John E. O'Connor Film Award

In recognition of his exceptional role as a pioneer in both teaching and research regarding film history, the American Historical Association established this award in honor of John E. o' Connor, New Jersey Institute of Technology. The award seeks to recognize outstanding interpretations of history through the medium of film or video. Essential elements are stimulation of thought: imaginative use of the media; effective presentation of information and ideas; sensitivity to modem scholarship; and accuracy. The production should encourage viewers to ask questions about history interpretations as well as make a contribution to the understanding of history.

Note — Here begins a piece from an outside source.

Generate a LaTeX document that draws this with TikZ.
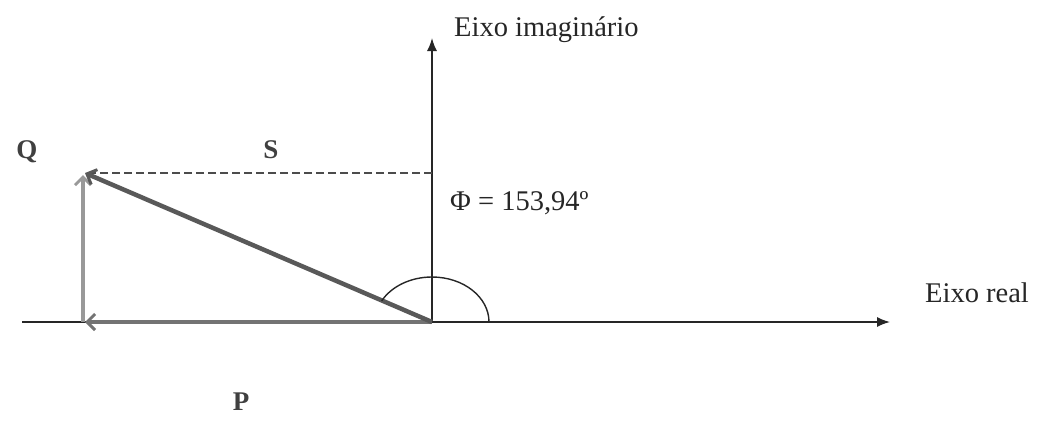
\documentclass[tikz,border=0pt]{standalone}
\usepackage{fontspec}
\setmainfont{Liberation Serif}
\usetikzlibrary{arrows.meta}
\begin{document}
\begin{tikzpicture}[x=1pt,y=-1pt,
  axis/.style={line width=1.5pt,draw=black!85,-{Latex[length=13pt,width=10pt]}},
  vec/.style={line width=4.5pt,-{Straight Barb[length=8pt,width=16pt,line width=3pt]}},
  lbl/.style={font=\fontsize{28.5}{32}\selectfont,text=black!85,inner sep=0pt},
  letter/.style={font=\fontsize{27}{30}\selectfont\bfseries,text=black!75,inner sep=0pt}]
\useasboundingbox (0,0) rectangle (1045,421);
\coordinate (O) at (432,322);
\coordinate (Ytop) at (432,38);
\coordinate (Xl) at (22,322);
\coordinate (Xr) at (890,322);
\coordinate (S) at (85,173);
\coordinate (P) at (85,322);
\coordinate (Qb) at (83,322);
\coordinate (Qt) at (83,175);
\coordinate (D) at (432,173);
% axes
\draw[axis] (O) -- (Ytop);
\draw[axis] (Xl) -- (Xr);
% dashed
\draw[line width=2.2pt,draw=black!70,dash pattern=on 8pt off 4pt] (D) -- (S);
% vectors
\draw[vec,draw=black!40] (Qb) -- (Qt);
\draw[vec,draw=black!55] (O) -- (P);
\draw[vec,draw=black!65] (O) -- (S);
% angle arc
\draw[line width=1.4pt,draw=black!85] ([xshift=57pt]O) arc[start angle=0,end angle=152,x radius=57pt,y radius=45pt];
% labels
\node[lbl,anchor=base west] (ly) at (454,36) {Eixo imaginário};
\node[lbl,anchor=base west] (lx) at (925,302) {Eixo real};
\node[lbl,anchor=base west] (lphi) at (450,210) {Φ = 153,94º};
\node[letter] (lq) at (27,152) {Q};
\node[letter] (ls) at (271,150) {S};
\node[letter] (lp) at (241,402) {P};
\end{tikzpicture}
\end{document}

The first O'Connor Award was presented to Heaven Will Protect the Working Girl, the latest video documentary in the Who Built America! series produced by the American Social History Project at Hunter College-City University of New York directed by Pennee Bender, Joshua Brown, and Andrea Ades Vasquez. President-elect Holt read committee's citation:

“The committee, mindful of its charge to recognize "imaginative use of the media and effective presentation," has chosen Heaven Will Protect the Working Girl for the first John E. O'Connor Film Award. The film made economically effective use of animation, dramatized readings of documents, contemporaneous music, and graphics in its portrayal of the shirtwaist strike of 1909 as seen from within the ranks of the women's labor movement. Using an uncommonly rich historical and cinematic imagination, while remaining faithful to the spirit of their documents, the filmmakers have brought to life a defining moment in the women's labor movement. Yet, as they dramatically evoked the significance of the period, they were also able to teach the viewer much of its historical substance. In this sense, Heaven Will Protect the Working Girl extended the documentary form into anew level of accomplishment

Honorary Foreign Member

At its second annual meeting in Saratoga in 1885, the newly appointed Committee on Nominations for Honorary Membership introduced a resolution, which was adopted, that appointed Leopold von Ranke as the first honorary foreign member. In the intervening 107 years, only seventy-eight individuals have been so honored. Previously selected biennially, selection is now made annually honoring a foreign scholar who is distinguished in his or her field and who has ''notably aided the work of American historians."

President-elect Holt announced the addition of Martin Njeuma of Cameroon to the list of eighteen living honorary members.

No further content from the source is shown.